Human trafficking exploits the most vulnerable people in the world. For children and women living in places of both extreme poverty and war, there is simply nowhere to go for safety and freedom.

According to the Trafficking In Persons Report on Sudan and South Sudan, families will often force girls into marriages, at times as a way to survive severe food insecurity by having one less mouth to feed. Traffickers and criminal groups also easily exploit internally displaced persons—people who have no shelter and have left their villages, often due to violence—or women and girls from rural areas because of extreme poverty.

Lift Up the Vulnerable focuses on the prevention of trafficking by addressing root causes of exploitation in Sudan and South Sudan. To do this, we work with grassroots local leaders—like Peter Lomago—in order to protect children and equip women (did you know that 40% of LUV’s indigenous partners are female!) who are the most vulnerable to modern-day slavery.

This month, we’re focusing on the impacts your gifts are making for girls and women in our network. Let’s start with a message from Peter Lomago, executive director of Hope For South Sudan, about a new initiative we’ve launched this year:

 

Seventy women from the surrounding community were identified and enthusiastically interested in being the first cohort for agricultural training.

 

“Women in our society play a pivotal role throughout the generations. They nurture the ground, impart moral values, and teach resilience to children.
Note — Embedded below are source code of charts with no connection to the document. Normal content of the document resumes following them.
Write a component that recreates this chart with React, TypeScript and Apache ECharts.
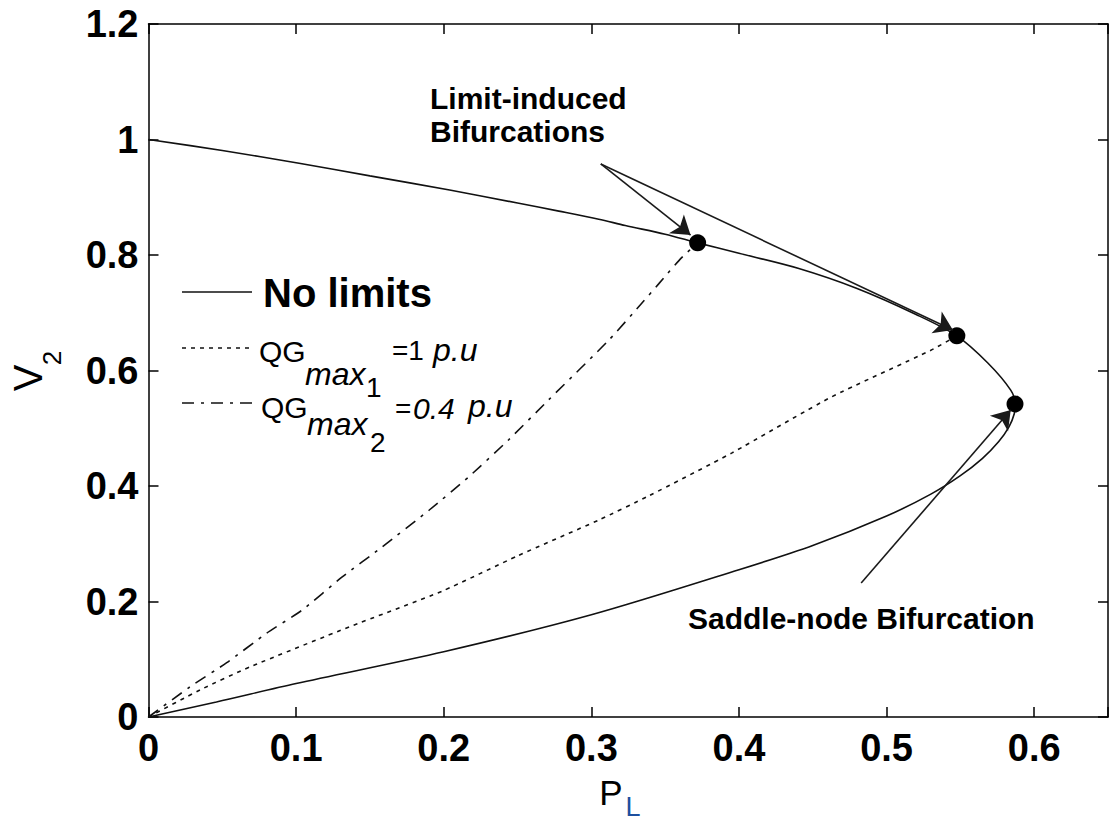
import React, { useEffect, useRef } from "react";
import * as echarts from "echarts";

// ---- data (P_L, V_2) ----
const noLimitsCurve: [number, number][] = [
  [0, 1.0], [0.05, 0.981], [0.102, 0.959], [0.15, 0.937], [0.204, 0.9125],
  [0.25, 0.89], [0.278, 0.876], [0.305, 0.862], [0.323, 0.851], [0.35, 0.836],
  [0.372, 0.821], [0.4, 0.803], [0.44, 0.777], [0.48, 0.742], [0.52, 0.697],
  [0.5476, 0.66], [0.5686, 0.613], [0.5841, 0.566], [0.587, 0.542],
  [0.5865, 0.525], [0.583, 0.503], [0.576, 0.477], [0.565, 0.448], [0.55, 0.418],
  [0.53, 0.386], [0.5, 0.348], [0.45, 0.297], [0.4, 0.255], [0.3, 0.177],
  [0.2, 0.113], [0.1, 0.058], [0.046, 0.026], [0, 0],
];
const qgMax1Curve: [number, number][] = [
  [0, 0], [0.035, 0.047], [0.069, 0.087], [0.136, 0.156], [0.199, 0.218],
  [0.25, 0.279], [0.305, 0.341], [0.339, 0.383], [0.395, 0.457], [0.4625, 0.554],
  [0.53, 0.635], [0.5476, 0.66],
];
const qgMax2Curve: [number, number][] = [
  [0, 0], [0.028, 0.052], [0.053, 0.094], [0.08, 0.145], [0.104, 0.185],
  [0.131, 0.242], [0.158, 0.294], [0.19, 0.358], [0.217, 0.416], [0.244, 0.48],
  [0.271, 0.549], [0.312, 0.653], [0.334, 0.716], [0.3456, 0.75], [0.361, 0.795],
  [0.372, 0.821],
];
const bifurcationPoints: [number, number][] = [
  [0.372, 0.821], [0.5476, 0.66], [0.587, 0.542],
];
const arrowStarts: [number, number][] = [
  [0.3064, 0.9576], [0.3064, 0.9576], [0.4828, 0.232],
];
const arrowEnds: [number, number][] = [
  [0.3672, 0.8346], [0.5449, 0.67], [0.5841, 0.5316],
];
const xTicks = { min: 0, max: 0.65, interval: 0.1 };
const yTicks = { min: 0, max: 1.2, interval: 0.2 };

const FONT = "'Liberation Sans', Arial, Helvetica, sans-serif";
const INK = "#111";

function txt(text: string, x: number, y: number, size: number, opts: any = {}) {
  return {
    type: "text",
    x,
    y,
    silent: true,
    z: 10,
    style: {
      text,
      fontSize: size,
      fontFamily: FONT,
      fontWeight: opts.bold ? "bold" : "normal",
      fontStyle: opts.italic ? "italic" : "normal",
      fill: opts.color || "#000",
      align: opts.align || "left",
      verticalAlign: "middle",
    },
    rotation: opts.rotation || 0,
  };
}

export default function App() {
  const ref = useRef<HTMLDivElement>(null);
  useEffect(() => {
    if (!ref.current) return;
    const chart = echarts.init(ref.current, undefined, { renderer: "svg" });
    const axisLine = { show: true, onZero: false, lineStyle: { color: "#000", width: 1.5 } };
    const axisTick = { show: true, inside: true, length: 10, lineStyle: { color: "#000", width: 1.5 } };
    const labelStyle = { fontSize: 38, fontWeight: "bold", color: "#000", fontFamily: FONT };
    const fmtX = (v: number) => {
      const r = Math.round(v * 10) / 10;
      return Math.abs(v - r) > 1e-9 ? "" : String(r);
    };
    const lineStyleBase = { color: INK, width: 1.6 };
    chart.setOption({
      animation: false,
      backgroundColor: "#fff",
      grid: { left: 148.5, top: 24, right: 1, bottom: 108 },
      xAxis: [
        {
          type: "value", ...xTicks, position: "bottom", axisLine, axisTick,
          splitLine: { show: false },
          axisLabel: { ...labelStyle, margin: 12, formatter: fmtX },
        },
        {
          type: "value", ...xTicks, position: "top", axisLine, axisTick,
          splitLine: { show: false }, axisLabel: { show: false },
        },
      ],
      yAxis: [
        {
          type: "value", ...yTicks, position: "left", axisLine, axisTick,
          splitLine: { show: false },
          axisLabel: { ...labelStyle, margin: 10 },
        },
        {
          type: "value", ...yTicks, position: "right", axisLine, axisTick,
          splitLine: { show: false }, axisLabel: { show: false },
        },
      ],
      series: [
        {
          type: "line", name: "No limits", data: noLimitsCurve, showSymbol: false,
          smooth: 0.3, lineStyle: { ...lineStyleBase, type: "solid" }, silent: true,
        },
        {
          type: "line", name: "QGmax1", data: qgMax1Curve, showSymbol: false,
          smooth: 0.2, lineStyle: { ...lineStyleBase, type: [4, 5] }, silent: true,
        },
        {
          type: "line", name: "QGmax2", data: qgMax2Curve, showSymbol: false,
          smooth: 0.2, lineStyle: { ...lineStyleBase, type: [12, 7, 3, 7] }, silent: true,
        },
        {
          type: "scatter", data: bifurcationPoints, symbol: "circle", symbolSize: 17,
          itemStyle: { color: "#000", opacity: 1 }, silent: true, z: 6,
        },
        {
          type: "lines", coordinateSystem: "cartesian2d", xAxisIndex: 0, yAxisIndex: 0,
          symbol: ["none", "arrow"], symbolSize: 18, silent: true, z: 7,
          lineStyle: { color: "#1a1a1a", width: 1.6, opacity: 1, curveness: 0 },
          data: arrowStarts.map((s, i) => ({ coords: [s, arrowEnds[i]] })),
        },
      ],
      graphic: [
        // annotations
        txt("Limit-induced", 430, 98, 30, { bold: true }),
        txt("Bifurcations", 430, 131, 30, { bold: true }),
        txt("Saddle-node Bifurcation", 688, 618, 30, { bold: true }),
        // legend
        { type: "line", silent: true, z: 10, shape: { x1: 182, y1: 292, x2: 252, y2: 292 }, style: { stroke: INK, lineWidth: 1.6 } },
        txt("No limits", 263, 293, 40, { bold: true }),
        { type: "line", silent: true, z: 10, shape: { x1: 182, y1: 348, x2: 250, y2: 348 }, style: { stroke: INK, lineWidth: 1.6, lineDash: [4, 5] } },
        txt("QG", 259, 351, 30),
        txt("max", 305, 374, 32, { italic: true }),
        txt("1", 366, 387, 28),
        txt("=1", 392, 350, 28),
        txt("p.u", 433, 350, 32, { italic: true }),
        { type: "line", silent: true, z: 10, shape: { x1: 182, y1: 403, x2: 252, y2: 403 }, style: { stroke: INK, lineWidth: 1.6, lineDash: [12, 7, 3, 7] } },
        txt("QG", 261, 407, 30),
        txt("max", 307, 424, 32, { italic: true }),
        txt("2", 370, 442, 28),
        txt("=", 395, 408, 28),
        txt("0.4", 413, 408, 30, { italic: true }),
        txt("p.u", 468, 406, 32, { italic: true }),
        // axis names
        txt("V", 28, 378, 40, { rotation: Math.PI / 2, align: "center" }),
        txt("2", 52, 358, 26, { rotation: Math.PI / 2, align: "center" }),
        txt("P", 611, 792, 35, { align: "center" }),
        txt("L", 633, 807, 27, { align: "center", color: "#1d4f9e" }),
      ],
    });
    return () => chart.dispose();
  }, []);
  return (
    <div
      ref={ref}
      style={{ position: "fixed", left: 0, top: 0, width: 1111, height: 825, background: "#fff" }}
    />
  );
}
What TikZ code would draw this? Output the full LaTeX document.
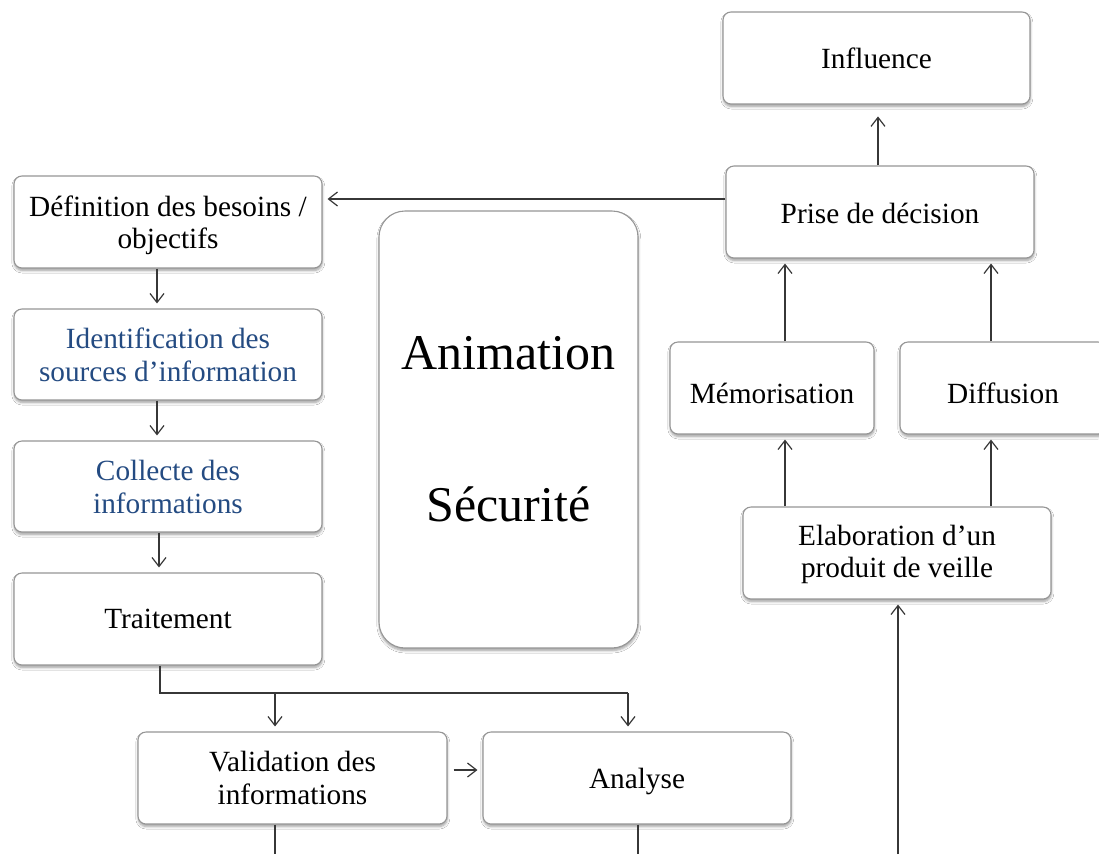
\documentclass[tikz,border=0pt]{standalone}
\usepackage{fontspec}
\setmainfont{Liberation Serif}
\usetikzlibrary{arrows.meta,calc,shadows.blur}
\definecolor{boxline}{RGB}{150,150,150}
\definecolor{wire}{RGB}{55,55,55}
\definecolor{steelblue}{RGB}{36,75,130}
% lower a label inside its box while keeping the box's centring
\newcommand{\lowered}[2]{\raisebox{#1}[\height][\depth]{#2}}
% two centred lines, lowered a little inside their box
\newcommand{\twolines}[3]{\lowered{#1}{\begin{tabular}{@{}c@{}}#2\\[-1pt]#3\end{tabular}}}
\begin{document}
\begin{tikzpicture}[x=1pt,y=-1pt,
  box/.style={draw=boxline, line width=1.1pt, fill=white, rounded corners=8pt,
    minimum width=308pt, minimum height=92pt, align=center, inner sep=2pt,
    font=\fontsize{29.3}{33}\selectfont,
    blur shadow={shadow xshift=0.3pt, shadow yshift=-2.5pt, shadow blur radius=2.5pt,
      shadow blur steps=6, shadow opacity=38}},
  bluetext/.style={text=steelblue},
  arr/.style={draw=wire, line width=1.2pt, -{Straight Barb[length=9pt,width=14pt,line width=1.2pt]}, shorten >=5pt},
  wireline/.style={draw=wire, line width=1.2pt}]
\useasboundingbox (0,0) rectangle (1099,854);
\fill[white] (0,0) rectangle (1099,854);

% left column: needs -> sources -> collection -> processing
\node[box] (defn) at (168,222) {\twolines{-4pt}{Définition des besoins /}{objectifs}};
\node[box, bluetext, minimum height=91pt] (ident) at (168,354.5) {Identification des\\sources d’information};
\node[box, bluetext, minimum height=91pt] (coll) at (168,486.5) {Collecte des\\informations};
\node[box] (trait) at (168,619) {Traitement};

% central panel
\node[box, minimum width=259pt, minimum height=437pt, rounded corners=26pt,
  font=\fontsize{50}{152}\selectfont] (anim) at (508.5,429.5) {Animation\\Sécurité};

% bottom row
\node[box, minimum width=309pt] (valid) at (292.5,778) {Validation des\\informations};
\node[box] (analyse) at (637,778) {\lowered{-3pt}{Analyse}};

% right column
\node[box, minimum width=307pt] (infl) at (876.5,58) {Influence};
\node[box] (prise) at (880,212) {\lowered{-1pt}{Prise de décision}};
\node[box, minimum width=204pt] (memo) at (772,388) {\lowered{-5pt}{Mémorisation}};
\node[box, minimum width=206pt] (diff) at (1003,388) {\lowered{-5pt}{Diffusion}};
\node[box] (elab) at (897,553) {\twolines{-2pt}{Elaboration d’un}{produit de veille}};

% guide coordinates for the connectors
\coordinate (pd) at ($(prise.west)+(0,-13)$);
\coordinate (cL) at (785,0);
\coordinate (cR) at (991,0);
\coordinate (bot) at (898,854);
\coordinate (tx) at (160,693);
\coordinate (vx) at (275,693);
\coordinate (ax) at (628,693);
\coordinate (vb) at (275,854);
\coordinate (ab) at (638,854);
\coordinate (dx) at (157,0);
\coordinate (cx) at (159,0);

% left column connectors
\draw[arr] (pd) -- (defn.east |- pd);
\draw[arr] (dx |- defn.south) -- (dx |- ident.north);
\draw[arr] (dx |- ident.south) -- (dx |- coll.north);
\draw[arr] (cx |- coll.south) -- (cx |- trait.north);

% split from processing to validation and analysis
\draw[wireline] (tx |- trait.south) -- (tx) -- (ax);
\draw[arr] (vx) -- (vx |- valid.north);
\draw[arr] (ax) -- (ax |- analyse.north);
\draw[arr, shorten <=6pt] ($(valid.east)+(0,-8)$) -- ($(analyse.west)+(0,-8)$);
\draw[wireline] (vb |- valid.south) -- (vb);
\draw[wireline] (ab |- analyse.south) -- (ab);

% right column connectors
\draw[arr] (bot) -- (bot |- elab.south);
\draw[arr] (cL |- elab.north) -- (cL |- memo.south);
\draw[arr] (cR |- elab.north) -- (cR |- diff.south);
\draw[arr] (cL |- memo.north) -- (cL |- prise.south);
\draw[arr] (cR |- diff.north) -- (cR |- prise.south);
\draw[arr] (prise.north -| infl.south) ++(1.5,0) -- ++(0,-54);
\end{tikzpicture}
\end{document}
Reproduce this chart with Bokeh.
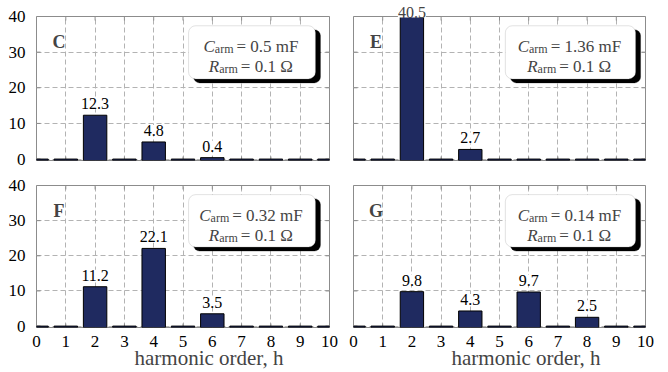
import numpy as np
from bokeh.plotting import figure
from bokeh.models import (ColumnDataSource, LabelSet, Label, BoxAnnotation,
                          FixedTicker, Range1d)
from bokeh.layouts import gridplot
from bokeh.embed import file_html
from bokeh.resources import INLINE
from bokeh.core.properties import value

# ---------------- data ----------------
harmonics = list(range(11))
y_ticks = [0, 10, 20, 30, 40]

panel_names = ["C", "E", "F", "G"]
c_arm = ["0.5", "1.36", "0.32", "0.14"]
r_arm = ["0.1", "0.1", "0.1", "0.1"]

amp_C = [0, 0, 12.3, 0, 4.8, 0, 0.4, 0, 0, 0, 0]
amp_E = [0, 0, 40.5, 0, 2.7, 0, 0, 0, 0, 0, 0]
amp_F = [0, 0, 11.2, 0, 22.1, 0, 3.5, 0, 0, 0, 0]
amp_G = [0, 0, 9.8, 0, 4.3, 0, 9.7, 0, 2.5, 0, 0]
amps_all = [amp_C, amp_E, amp_F, amp_G]

x_title = "harmonic order, h"

# ---------------- style ----------------
SERIF = "Liberation Serif"          # annotations
SERIF_Q = "'Liberation Serif'"      # axes and titles need the quoted name
BAR_FILL = "#1f2a60"
GRID = "#b3b3b3"
FRAME = "#8c8c8c"
BOX_LINE = "#a0a0a0"

X_MIN, X_MAX = 0, 10
Y_MIN, Y_MAX = -0.4, 40
TICK_LEN = 4

col_geom = [dict(width=338, left=36, right=9), dict(width=330, left=15, right=23)]
row_geom = [dict(height=172, top=16, bottom=12), dict(height=200, top=13, bottom=45)]

box_x = [(5.19, 9.52), (5.2, 9.66), (5.19, 9.52), (5.2, 9.66)]
BOX_Y = (22.5, 37.4)

EM = {str(d): 0.5 for d in range(10)}
EM.update({".": 0.25, " ": 0.25, "=": 0.564, "m": 0.778, "F": 0.556,
           "\u03a9": 0.768, "a": 0.444, "r": 0.333})
EM_IT = {"C": 0.667, "R": 0.611}


def tw(s, size, italic=False):
    table = EM_IT if italic else EM
    return sum(table.get(ch, EM.get(ch, 0.5)) for ch in s) * size


def make_panel(idx):
    row, col = divmod(idx, 2)
    cg, rg = col_geom[col], row_geom[row]
    name, amps = panel_names[idx], amps_all[idx]
    p = figure(width=cg["width"], height=rg["height"],
               x_range=Range1d(X_MIN, X_MAX), y_range=Range1d(Y_MIN, Y_MAX),
               output_backend="svg", toolbar_location=None, tools="",
               min_border_left=cg["left"], min_border_right=cg["right"],
               min_border_top=rg["top"], min_border_bottom=rg["bottom"],
               title_location=("below" if row == 1 else "above"))
    p.background_fill_color = "white"
    p.border_fill_color = "white"
    p.outline_line_color = FRAME
    p.outline_line_width = 1
    frame_w = cg["width"] - cg["left"] - cg["right"]
    frame_h = rg["height"] - rg["top"] - rg["bottom"]
    px_x = frame_w / (X_MAX - X_MIN)
    px_y = frame_h / (Y_MAX - Y_MIN)

    p.xaxis.ticker = FixedTicker(ticks=harmonics)
    p.yaxis.ticker = FixedTicker(ticks=y_ticks)
    for ax in p.axis:
        ax.axis_line_color = None
        ax.major_tick_line_color = None
        ax.minor_tick_line_color = None
        ax.major_label_text_font = SERIF_Q
        ax.major_label_text_font_size = "17px"
        ax.major_label_text_color = "black"
    p.xaxis.major_label_standoff = 2
    p.yaxis.major_label_standoff = 5
    if row == 0:
        p.xaxis.visible = False
    if col == 1:
        p.yaxis.visible = False

    p.xgrid.ticker = FixedTicker(ticks=harmonics)
    p.ygrid.ticker = FixedTicker(ticks=y_ticks)
    for g in p.xgrid + p.ygrid:
        g.grid_line_color = GRID
        g.grid_line_dash = "5 3"
        g.grid_line_width = 1

    # inward tick marks on all four sides, at the tick positions
    tx = np.array(harmonics, dtype=float)
    ty = np.array(y_ticks, dtype=float)
    dy_t = TICK_LEN / px_y
    dx_t = TICK_LEN / px_x
    p.segment(x0=np.concatenate([tx, tx]), x1=np.concatenate([tx, tx]),
              y0=np.concatenate([np.full_like(tx, Y_MIN), np.full_like(tx, Y_MAX)]),
              y1=np.concatenate([np.full_like(tx, Y_MIN + dy_t), np.full_like(tx, Y_MAX - dy_t)]),
              line_color=FRAME, line_width=1)
    p.segment(y0=np.concatenate([ty, ty]), y1=np.concatenate([ty, ty]),
              x0=np.concatenate([np.full_like(ty, X_MIN), np.full_like(ty, X_MAX)]),
              x1=np.concatenate([np.full_like(ty, X_MIN + dx_t), np.full_like(ty, X_MAX - dx_t)]),
              line_color=FRAME, line_width=1)

    src = ColumnDataSource(dict(h=harmonics, amp=amps))
    p.vbar(x="h", top="amp", bottom=Y_MIN, width=0.8, source=src,
           fill_color=BAR_FILL, line_color="black", line_width=1)

    in_h = [h for h, a in zip(harmonics, amps) if 0 < a <= Y_MAX]
    in_a = [a for a in amps if 0 < a <= Y_MAX]
    src_in = ColumnDataSource(dict(x=in_h, y=in_a, t=[f"{a:.1f}" for a in in_a]))
    p.add_layout(LabelSet(x="x", y="y", text="t", source=src_in,
                          text_font=value(SERIF), text_font_size=value("16px"),
                          text_color="black", text_align="center",
                          text_baseline="alphabetic", y_offset=6,
                          background_fill_color="white"))

    # a value beyond the axis range is written above the frame
    over = [(h, a) for h, a in zip(harmonics, amps) if a > Y_MAX]
    if over:
        h, a = over[0]
        txt = f"{a:.1f}"
        p.title.text = txt
        p.title.align = "left"
        p.title.offset = (h - X_MIN) * px_x - tw(txt, 16) / 2
        p.title.standoff = -2
        p.title.text_font = SERIF_Q
        p.title.text_font_size = "16px"
        p.title.text_font_style = "normal"
        p.title.background_fill_color = "white"

    if row == 1:
        p.title.text = x_title
        p.title.align = "left"
        p.title.offset = 98
        p.title.standoff = -11
        p.title.text_font = SERIF_Q
        p.title.text_font_size = "21px"
        p.title.text_font_style = "normal"

    p.add_layout(Label(x=0.77, y=Y_MAX, y_offset=-25, text=name,
                       text_font=SERIF, text_font_style="bold",
                       text_font_size="18px", text_align="center",
                       text_baseline="alphabetic"))

    l, r = box_x[idx]
    b, t = BOX_Y
    dx, dy = 5 / px_x, 4 / px_y
    p.add_layout(BoxAnnotation(left=l + dx, right=r + dx, bottom=b - dy, top=t - dy,
                               fill_color="black", fill_alpha=1.0,
                               line_color="black", border_radius=6))
    p.add_layout(BoxAnnotation(left=l, right=r, bottom=b, top=t,
                               fill_color="white", fill_alpha=1.0,
                               line_color=BOX_LINE, line_width=1, border_radius=7))
    cx = (l + r) / 2
    lines = [("C", f"= {c_arm[idx]} mF", -20.7), ("R", f"= {r_arm[idx]} \u03a9", -40.7)]
    for letter, rest, yo in lines:
        w_l = tw(letter, 17, italic=True)
        w_s = tw("arm", 12)
        w_r = tw(rest, 17)
        total = w_l + w_s + 3 + w_r
        x0 = -total / 2 - 1
        p.add_layout(Label(x=cx, y=t, x_offset=x0, y_offset=yo, text=letter,
                           text_font=SERIF, text_font_style="italic",
                           text_font_size="17px", text_align="left",
                           text_baseline="alphabetic"))
        p.add_layout(Label(x=cx, y=t, x_offset=x0 + w_l, y_offset=yo - 2.7, text="arm",
                           text_font=SERIF, text_font_size="12px", text_align="left",
                           text_baseline="alphabetic"))
        p.add_layout(Label(x=cx, y=t, x_offset=x0 + w_l + w_s + 3, y_offset=yo, text=rest,
                           text_font=SERIF, text_font_size="17px", text_align="left",
                           text_baseline="alphabetic"))
    return p


panels = [make_panel(i) for i in range(4)]
grid = gridplot([[panels[0], panels[1]], [panels[2], panels[3]]], toolbar_location=None)

open("out.html", "w").write(file_html(grid, INLINE, title="harmonics"))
Women are mostly appreciated.

Contemporarily, however, women suffer a great deal if there is war and lack of political stability in the country. South Sudan’s female population outnumbered men, yet they are the least literate population.*

It is then our imperative with such awareness that Hope For South Sudan, an indigenous led organization, initiated a program this 2021 with Lift Up the Vulnerable and Rise Against Hunger to empower women through agriculture.

To uplift women from abject poverty requires a home base solution such as farming, income generation and vocational trainings. By doing so we realize steadfast improvement of livelihoods in our communities. We have so far engaged 70 community women to go through training in modern farm practices with the hope that they would also apply the knowledge in their own homestead with the aim of combating hunger and poverty in the country.

Most of the women are the breadwinners because of war and most of the men or husbands have been deployed to areas of conflict. Therefore, empowering women of South Sudan factually means transforming the country holistically.

Empower women empower the nation.– Peter Lomago

 

In The Moment of Lift by Melinda Gates, the author echoes what indigenous executive directors Peter, James, and Ezekiel—along with their staff—know and live out:

 

“When you lift up women, you lift up humanity… We need the help of every advocate now. Women and men. No one should be left out. Everyone should be brought in. Our call is to lift women up—and when we come together in this cause, we are the lift.

 

Together, we envision a world where vulnerable children and women are empowered and, through them, war-torn communities are transformed. Join us.

 

*According to UNESCO, South Sudan has an adult literacy rate of 34.52%. While the male literacy rate is 40.26%, for females it is 28.86%, showing a large gap between the genders.